### What the task asks
Everything from the first line down to the line containing "const data = pdmsJuice.map((x, i)" is to be retyped exactly, both ends included, with pictures left out.

## begin

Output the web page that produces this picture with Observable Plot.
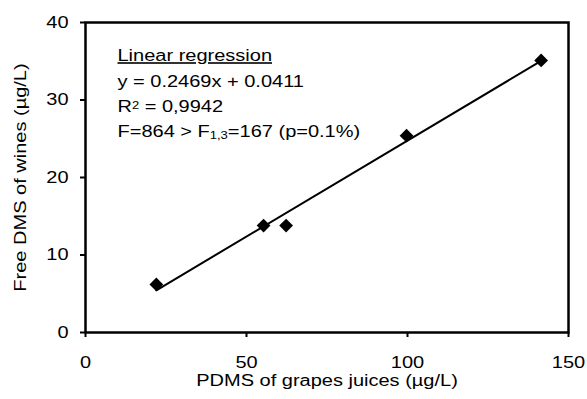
<!DOCTYPE html>
<html><head><meta charset="utf-8">
<script src="https://cdn.jsdelivr.net/npm/d3@7"></script>
<script src="https://cdn.jsdelivr.net/npm/@observablehq/plot@0.6"></script>
<style>body{margin:0;background:#fff}</style>
</head><body><div id="chart"></div>
<script>
// Data
const pdmsJuice   = [22, 55.3, 62.3, 99.7, 141.5];   // x: PDMS of grape juices (µg/L)
const freeDmsWine = [6.2, 13.8, 13.8, 25.4, 35.1];   // y: free DMS of wines (µg/L)
const xTicks = [0, 50, 100, 150];
const yTicks = [0, 10, 20, 30, 40];
const xLabel = "PDMS of grapes juices (µg/L)";
const yLabel = "Free DMS of wines (µg/L)";
const annotation = [
  "Linear regression",
  "y = 0.2469x + 0.0411",
  "R^{2} = 0,9942",
  "F=864 > F_{1,3}=167 (p=0.1%)"
];

const data = pdmsJuice.map((x, i) => ({x, y: freeDmsWine[i]}));

const plot = Plot.plot({
  width: 587, height: 399,
  marginLeft: 85, marginRight: 19, marginTop: 22, marginBottom: 67,
  style: {fontFamily: "'Liberation Sans', Arial, sans-serif", fontSize: "16px", color: "black", background: "white"},
  x: {domain: [0, 150]},
  y: {domain: [0, 40]},
  marks: [
    Plot.axisX({ticks: xTicks, tickSize: 5, tickPadding: 19, strokeWidth: 2, label: null, fontSize: 16}),
    Plot.axisY({ticks: yTicks, tickSize: 5, tickPadding: 12, strokeWidth: 2, label: null, fontSize: 16}),
    Plot.frame({stroke: "black", strokeWidth: 2.5}),
    Plot.linearRegressionY(data, {x: "x", y: "y", ci: 0, stroke: "black", strokeWidth: 2}),
    Plot.dot(data, {x: "x", y: "y", symbol: "diamond2", r: 6.2, fill: "black", stroke: "none"}),
    ...annotation.map((s, i) => Plot.text([s], {
      text: d => d, frameAnchor: "top-left", dx: 32, dy: 38.7 + i * 25.3,
      lineAnchor: "bottom", textAnchor: "start", fontSize: 16
    })),
    Plot.text([xLabel], {text: d => d, frameAnchor: "bottom", dy: 53, lineAnchor: "bottom", textAnchor: "middle", fontSize: 16}),
    Plot.text([yLabel], {text: d => d, frameAnchor: "left", dx: -60, rotate: -90, lineAnchor: "bottom", textAnchor: "middle", fontSize: 16})
  ]
});

document.getElementById("chart").append(plot);

// Rich text (super/subscripts), underline of the heading, and horizontal stretch of glyphs
const NS = "http://www.w3.org/2000/svg";
plot.querySelectorAll("text").forEach(t => {
  const s = t.textContent;
  if (/[\^_]\{/.test(s)) {
    t.textContent = "";
    const re = /([\^_])\{([^}]*)\}/g;
    let last = 0, m;
    const plain = str => { const ts = document.createElementNS(NS, "tspan"); ts.textContent = str; t.append(ts); };
    while ((m = re.exec(s))) {
      if (m.index > last) plain(s.slice(last, m.index));
      const ts = document.createElementNS(NS, "tspan");
      ts.setAttribute("font-size", "65%");
      ts.setAttribute("baseline-shift", m[1] === "^" ? "35%" : "-15%");
      ts.textContent = m[2];
      t.append(ts);
      last = re.lastIndex;
    }
    if (last < s.length) plain(s.slice(last));
  }
  if (s === annotation[0]) t.style.textDecoration = "underline";
  const len = t.getComputedTextLength();
  if (len > 0) {
    t.setAttribute("textLength", (len * 1.25).toFixed(1));
    t.setAttribute("lengthAdjust", "spacingAndGlyphs");
  }
});
</script>
</body></html>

## end

### Solution to the problem
Output the web page that produces this picture with Observable Plot.
<!DOCTYPE html>
<html><head><meta charset="utf-8">
<script src="https://cdn.jsdelivr.net/npm/d3@7"></script>
<script src="https://cdn.jsdelivr.net/npm/@observablehq/plot@0.6"></script>
<style>body{margin:0;background:#fff}</style>
</head><body><div id="chart"></div>
<script>
// Data
const pdmsJuice   = [22, 55.3, 62.3, 99.7, 141.5];   // x: PDMS of grape juices (µg/L)
const freeDmsWine = [6.2, 13.8, 13.8, 25.4, 35.1];   // y: free DMS of wines (µg/L)
const xTicks = [0, 50, 100, 150];
const yTicks = [0, 10, 20, 30, 40];
const xLabel = "PDMS of grapes juices (µg/L)";
const yLabel = "Free DMS of wines (µg/L)";
const annotation = [
  "Linear regression",
  "y = 0.2469x + 0.0411",
  "R^{2} = 0,9942",
  "F=864 > F_{1,3}=167 (p=0.1%)"
];

const data = pdmsJuice.map((x, i) => ({x, y: freeDmsWine[i]}));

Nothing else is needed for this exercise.